Любая попытка решать вопросы науки или культуры - литературы, философии, религии, искусства и т. п. - средствами административного воздействия или уголовного преследования противоречат духу и букве Основного Закона - Конституции нашей страны, противоречат международным правовым документам (Декларации Прав Человека и др.), которые подписаны и нашим государством, причиняет вред, часто непоправимый, и отдельным людям и всему развитию нашей культуры.

3. Это подтверждается все новыми и новыми фактами. 7 июля с. г. поэт и критик Юрий Айхенвальд, вызванный "в качестве свидетеля" (и, кстати, именно следователем Тихоновым), был прямо с допроса доставлен в отделение реанимации с тяжелым инфарктом. Печально известны допросы писателя Владимира Войновича в мае с. г.

4. Я не приду по вызову следователя Тихонова и вообще не буду ни в какой форме участвовать ни в каком следствии, связанном с "идеологическими" обвинениями.

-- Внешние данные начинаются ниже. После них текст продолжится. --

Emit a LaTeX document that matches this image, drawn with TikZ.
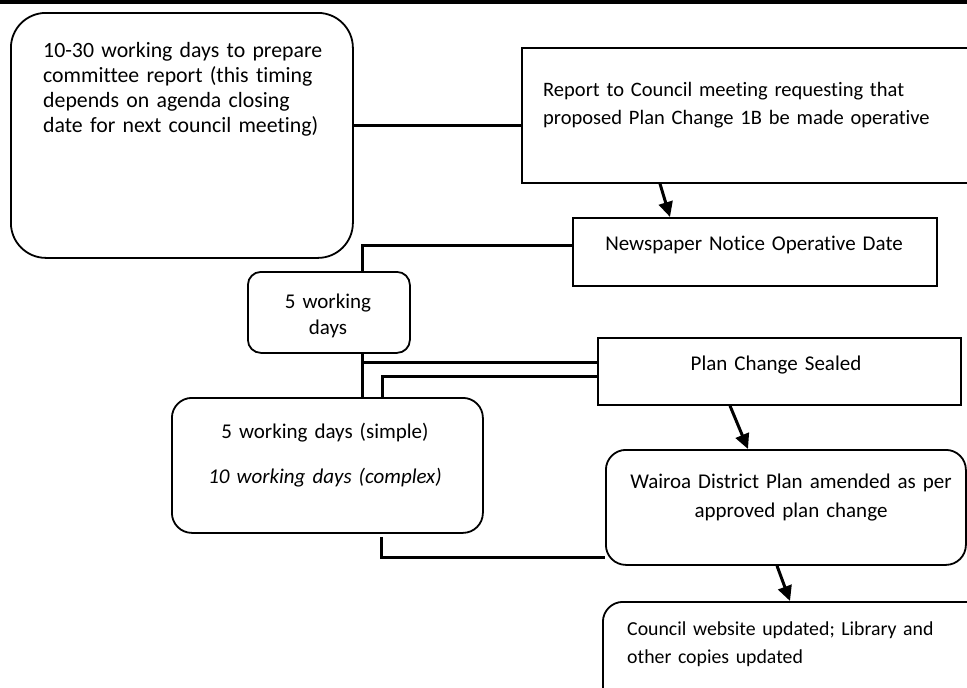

5. Никому из вольных или невольных участников таких следствий нельзя полагаться ни на отсутствие гласности, ни на ограниченную ответственность рядовых исполнителей или вынужденных запуганных свидетелей. Исторический опыт и, в особенности, опыт последних десятилетий доказывают, что дурные дела не остаются в тайне. Но даже тот, кто избежал общественного осуждения, не может избежать суда своих детей и своей совести.